Published 11 Jan 2016 in cs.IT and math.IT | (1601.02380v1)

Abstract: The focus of this paper is on beamforming in a millimeter-wave (mmW) multi-input multi-output (MIMO) setup that has gained increasing traction in meeting the high data-rate requirements of next-generation wireless systems. For a given MIMO channel matrix, the optimality of beamforming with the dominant right-singular vector (RSV) at the transmit end and with the matched filter to the RSV at the receive end has been well-understood. When the channel matrix can be accurately captured by a physical (geometric) scattering model across multiple clusters/paths as is the case in mmW MIMO systems, we provide a physical interpretation for this optimal structure: beam steering across the different paths with appropriate power allocation and phase compensation. While such an explicit physical interpretation has not been provided hitherto, practical implementation of such a structure in a mmW system is fraught with considerable difficulties (complexity as well as cost) as it requires the use of per-antenna gain and phase control.

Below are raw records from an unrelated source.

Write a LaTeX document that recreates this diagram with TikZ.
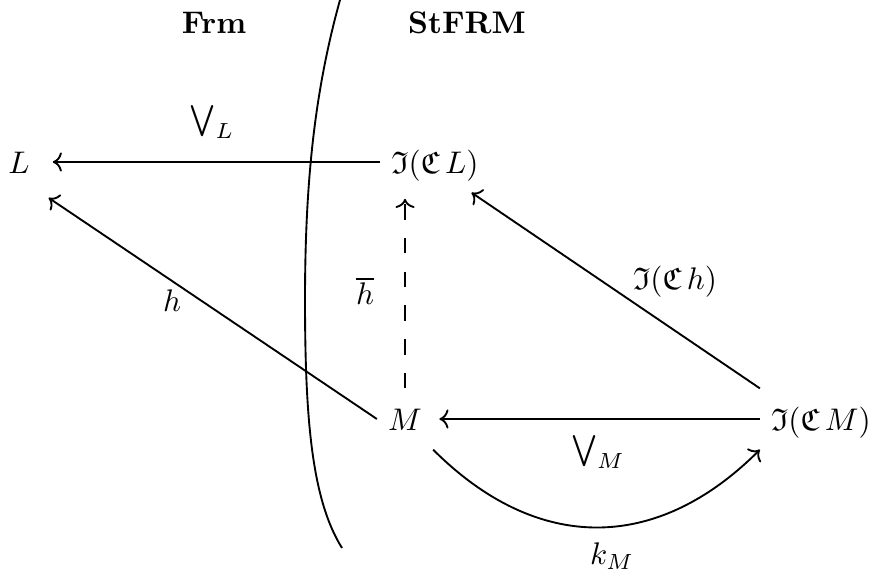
\documentclass[tikz,border=0pt]{standalone}
\usepackage{amssymb}
\usetikzlibrary{arrows.meta}
\begin{document}
\begin{tikzpicture}[x=0.32pt,y=-0.32pt, line width=0.6pt, >={To},
  obj/.style={inner sep=3.3pt, text height=10pt, text depth=2.4pt},
  lbl/.style={inner sep=0pt},
  dsh/.style={dash pattern=on 5pt off 5.8pt}]
\useasboundingbox (0,0) rectangle (880,578);
% objects
\node[obj] (L) at (19,162) {$L$};
\node[obj] (ICL) at (435,162) {$\mathfrak{I}(\mathfrak{C}\,L)$};
\node[obj] (M) at (405,419) {$M$};
\node[obj] (ICM) at (821,419) {$\mathfrak{I}(\mathfrak{C}\,M)$};
% headings
\node[lbl] (frm) at (214,23) {\textbf{Frm}};
\node[lbl] (st) at (467,23) {\textbf{StFRM}};
% separator
\draw (340,0) .. controls (315,90) and (305,180) .. (305,300)
              .. controls (305,420) and (312,500) .. (342,548);
% arrows
\draw[->, shorten >=3.8pt] (ICL.west) -- (L.east);
\draw[->, shorten >=2pt] (ICM.west) -- (M.east);
\draw[->, shorten >=3pt] (M.west) -- (L.south east);
\draw[->] (ICM.north west) -- (ICL.-40);
\draw[->, dsh, shorten >=2pt] (M.north) -- (M.north |- ICL.south);
\draw[->] (M.south east) to[out=-45,in=-135,looseness=1.15] (ICM.south west);
% labels
\node[lbl] (lL) at (212,122) {$\bigvee_L$};
\node[lbl] (lh) at (172,301) {$h$};
\node[lbl] (lhb) at (365,291) {$\overline{h}$};
\node[lbl] (lIh) at (675,282) {$\mathfrak{I}(\mathfrak{C}\,h)$};
\node[lbl] (lM) at (598,452) {$\bigvee_M$};
\node[lbl] (lk) at (612,556) {$k_M$};
\end{tikzpicture}
\end{document}
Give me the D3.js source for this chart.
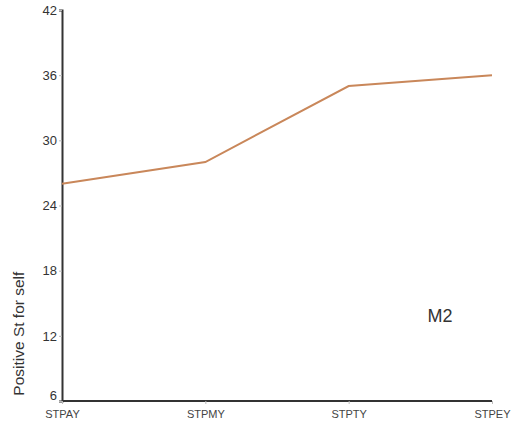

This paper characterizes the loss in received SNR with an alternate low-complexity beamforming solution that needs only per-antenna phase control and corresponds to steering the beam to the dominant path at the transmit and receive ends. While the loss in received SNR can be arbitrarily large (theoretically), this loss is minimal in a large fraction of the channel realizations reinforcing the utility of directional beamforming as a good candidate solution for mmW MIMO systems.